Perhaps an animal metaphor would serve to help explain the sacred and profane. Which do you feel more, the vulture or the bunny?
I feel like the mother rabbit. Ah, then you favour the sacred, if only lightly.
Anyone else want to answer? Vulture or rabbit?
Rabbit. Sacred.
Vulture. I think this is why I don’t understand when people think I’m nice. The association of one with nice and the other with cruelty is misguided. Rabbits can be fierce. They can eat their young and kill each other in competition for limited resources.
A rabbit with vulture tendencies, except when I’m a vulture with rabbit tendencies. You spend equal time in both grounds?
Yes. I have many animals within me. We are ultimately an entire food chain, so identifying one foot doesn’t cut off the other. But you do start with either the right or left.
Even God has a left hand. Yes.
For myself, it’s vulture. The vulture actually leaves well enough alone. They almost always only eat the dying or the dead. For myself, I look for the dying. Those who hurt call to me. I can sense something in them that I feel the urge to remove from their world. When I have taken that little pound of already necrotic flesh, I wait and try to guide them to water if they can get over their fear of what I seem like.
Something like road kill? Exactly, path kill. I prefer to catalyze people from time to time. It’s my way of helping.
I’m a honey badger, look out! You are valiant in the camp of the sacred then.
In the end, the lesson of Khepera holds out. Khepera was the Egyptian deity associated with the dung beetle. All the forgotten choices and wasted opportunities will pool and from them new life return. Any option not taken will remain as a fertile field of choice next time. For myself, I prefer to have a home and not go to the poles. The waters always return to the waters, and each sea speaks to its own essence. I don’t advocate blind typecasting of people, just orientation in the way that is natural for you.
Your consistent message is to make a choice. Make a choice, take that breath, look both ways then cross the street.
Find a side. Find a side and come along to the bigger space between. At some point you started your day in bed. Is this in any way a bad thing?
I like the sacred side, but doesn’t mean you can’t visit the other side once in a while. Indeed, it doesn’t. If anything, there is much to learn from looking at the other side. When the car to the right is going to make a left hand turn, they mean you no harm. They are not your enemy, but ignoring them will cause problems. There is no enemy anywhere, but can you recognize that on a highway with no lines? I find that the reason why leads to wisdom in choices of what.

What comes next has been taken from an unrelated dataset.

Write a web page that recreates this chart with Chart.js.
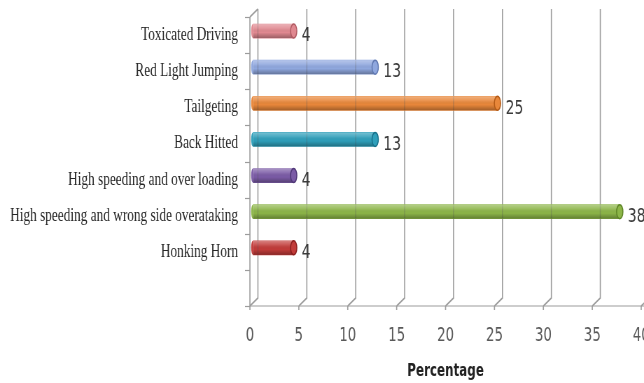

Deploy spikes and oil slicks. I’m sorry. I think I am being profane. That is welcome here, and I am likely acting like one of the sacred. I don’t do anything wrong in doing so, but I do recognize that I will gravitate back to my centre. I hope I didn’t offend. It was never and is never my intention.
Are animals on the sacred side? Most of them, but even the animal kingdom has its profane contingent. Nature needs the flies and spiders and vultures and jackals, all the eaters of the dead and carriers of disease, but those are perhaps fortunately fewer. The consequences of there ever being none at all would be most dire.
So if anything, what is needed by both sides is love. Love of who they are so they can love all others as they are.
Your thoughts are welcome. Be well friends.